L.A.’s law enforcement agencies are among the nation’s most “reformed,” but they still engage in excessive force and other misconduct.

Briggs’ statements raise all kinds of questions. Is a commission decision already made, in violation of the letter of open meeting laws and the spirit of transparency — the kind of transparency that Bass has said is essential to policing? Is Moore, if reappointed, planning to leave early, as Bratton and Beck did? Will the City Council get on board despite the sharp criticism of policing in general and the LAPD in particular aired during their recent election campaigns?

Several years ago, the council promised a citywide discussion of the LAPD focused on, but going beyond, officer accountability.
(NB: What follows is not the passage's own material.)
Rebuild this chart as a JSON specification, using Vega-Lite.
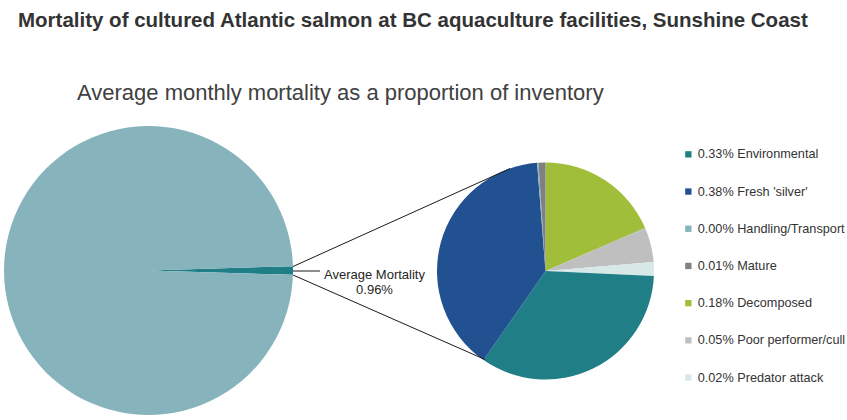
{
  "$schema": "https://vega.github.io/schema/vega-lite/v6.json",
  "width": 847,
  "height": 380,
  "autosize": "none",
  "padding": {"left": 0, "right": 0, "top": 40, "bottom": 0},
  "background": "white",
  "title": {
    "text": "Mortality of cultured Atlantic salmon at BC aquaculture facilities, Sunshine Coast",
    "anchor": "start",
    "dx": 18,
    "offset": 9,
    "font": "Liberation Sans",
    "fontSize": 20.5,
    "fontWeight": "bold",
    "color": "#333333"
  },
  "config": {
    "view": {"stroke": null},
    "font": "Liberation Sans",
    "legend": {
      "symbolType": "square",
      "symbolSize": 40,
      "symbolStrokeWidth": 0,
      "labelFontSize": 12.7,
      "labelColor": "#333333",
      "labelOffset": 3,
      "rowPadding": 23.2
    }
  },
  "layer": [
    {
      "data": {
        "values": [
          {"part": "Average Mortality", "share": 0.96, "slice": 1},
          {"part": "Rest of inventory", "share": 99.04, "slice": 2}
        ]
      },
      "mark": {"type": "arc", "radius": 144.5},
      "encoding": {
        "theta": {"field": "share", "type": "quantitative", "stack": true, "scale": {"range": [1.5406, 7.8238]}},
        "order": {"field": "slice", "type": "quantitative"},
        "color": {
          "field": "part",
          "type": "nominal",
          "scale": {"domain": ["Average Mortality", "Rest of inventory"], "range": ["#1F7E86", "#87B4BC"]},
          "legend": null
        },
        "x": {"datum": 148.5, "type": "quantitative", "scale": {"domain": [0, 847], "nice": false, "zero": false}, "axis": null},
        "y": {"datum": 270.5, "type": "quantitative", "scale": {"domain": [40, 420], "reverse": true, "nice": false, "zero": false}, "axis": null}
      }
    },
    {
      "data": {
        "values": [
          {"cause": "Decomposed", "label": "0.18% Decomposed", "share": 0.18, "slice": 1},
          {"cause": "Poor performer/cull", "label": "0.05% Poor performer/cull", "share": 0.05, "slice": 2},
          {"cause": "Predator attack", "label": "0.02% Predator attack", "share": 0.02, "slice": 3},
          {"cause": "Environmental", "label": "0.33% Environmental", "share": 0.33, "slice": 4},
          {"cause": "Fresh 'silver'", "label": "0.38% Fresh 'silver'", "share": 0.38, "slice": 5},
          {"cause": "Handling/Transport", "label": "0.00% Handling/Transport", "share": 0.002, "slice": 6},
          {"cause": "Mature", "label": "0.01% Mature", "share": 0.01, "slice": 7}
        ]
      },
      "mark": {"type": "arc", "radius": 108.5},
      "encoding": {
        "theta": {"field": "share", "type": "quantitative", "stack": true},
        "order": {"field": "slice", "type": "quantitative"},
        "color": {
          "field": "label",
          "type": "nominal",
          "title": null,
          "scale": {
            "domain": [
              "0.33% Environmental",
              "0.38% Fresh 'silver'",
              "0.00% Handling/Transport",
              "0.01% Mature",
              "0.18% Decomposed",
              "0.05% Poor performer/cull",
              "0.02% Predator attack"
            ],
            "range": ["#1F7E86", "#225191", "#87B4BC", "#808080", "#A0BE3A", "#BFBFBF", "#D7E8E7"]
          },
          "legend": {"orient": "none", "legendX": 682, "legendY": 108}
        },
        "x": {"datum": 545.5, "type": "quantitative", "scale": {"domain": [0, 847], "nice": false, "zero": false}, "axis": null},
        "y": {"datum": 271, "type": "quantitative", "scale": {"domain": [40, 420], "reverse": true, "nice": false, "zero": false}, "axis": null}
      }
    },
    {
      "data": {"values": [{}]},
      "mark": {"type": "rule", "color": "#1a1a1a", "strokeWidth": 1},
      "encoding": {
        "x": {"datum": 293, "type": "quantitative", "scale": {"domain": [0, 847], "nice": false, "zero": false}, "axis": null},
        "y": {"datum": 266.5, "type": "quantitative", "scale": {"domain": [40, 420], "reverse": true, "nice": false, "zero": false}, "axis": null},
        "x2": {"datum": 510},
        "y2": {"datum": 168.5}
      }
    },
    {
      "data": {"values": [{}]},
      "mark": {"type": "rule", "color": "#1a1a1a", "strokeWidth": 1},
      "encoding": {
        "x": {"datum": 293, "type": "quantitative", "scale": {"domain": [0, 847], "nice": false, "zero": false}, "axis": null},
        "y": {"datum": 275, "type": "quantitative", "scale": {"domain": [40, 420], "reverse": true, "nice": false, "zero": false}, "axis": null},
        "x2": {"datum": 485},
        "y2": {"datum": 359.5}
      }
    },
    {
      "data": {"values": [{}]},
      "mark": {"type": "rule", "color": "#1a1a1a", "strokeWidth": 1},
      "encoding": {
        "x": {"datum": 293, "type": "quantitative", "scale": {"domain": [0, 847], "nice": false, "zero": false}, "axis": null},
        "y": {"datum": 271, "type": "quantitative", "scale": {"domain": [40, 420], "reverse": true, "nice": false, "zero": false}, "axis": null},
        "x2": {"datum": 320},
        "y2": {"datum": 271}
      }
    },
    {
      "data": {"values": [{}]},
      "mark": {"type": "text", "lineBreak": "\n", "align": "center", "baseline": "middle", "fontSize": 13, "lineHeight": 15, "color": "#262626"},
      "encoding": {
        "text": {"value": "Average Mortality\n0.96%"},
        "x": {"datum": 374.5, "type": "quantitative", "scale": {"domain": [0, 847], "nice": false, "zero": false}, "axis": null},
        "y": {"datum": 274.5, "type": "quantitative", "scale": {"domain": [40, 420], "reverse": true, "nice": false, "zero": false}, "axis": null}
      }
    },
    {
      "data": {"values": [{}]},
      "mark": {"type": "text", "align": "left", "baseline": "alphabetic", "fontSize": 22, "color": "#404040"},
      "encoding": {
        "text": {"value": "Average monthly mortality as a proportion of inventory"},
        "x": {"datum": 77, "type": "quantitative", "scale": {"domain": [0, 847], "nice": false, "zero": false}, "axis": null},
        "y": {"datum": 100, "type": "quantitative", "scale": {"domain": [40, 420], "reverse": true, "nice": false, "zero": false}, "axis": null}
      }
    }
  ],
  "resolve": {"scale": {"theta": "independent", "color": "independent"}}
}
But it didn’t deliver. In the last five years Los Angeles has seen upticks in violent crime, protests over police tactics, an increase in use of police force and the same debates over the role of policing taking place around the country even before the 2020 murder of George Floyd in Minneapolis.

Bass told the editorial board she intends to follow through on her vision for an Office of Community Safety that embraces a broader view of public safety services, including care and crime prevention delivered by service providers other than just the LAPD.

“It’s going to take me a minute, you know,” she said. “It’s not going to be one of the first or second things I do.”

It doesn’t have to be, and neither does a decision on Moore’s reappointment. But those things are related, and require decisions — thoughtful, considered, fact-and-values-based decisions.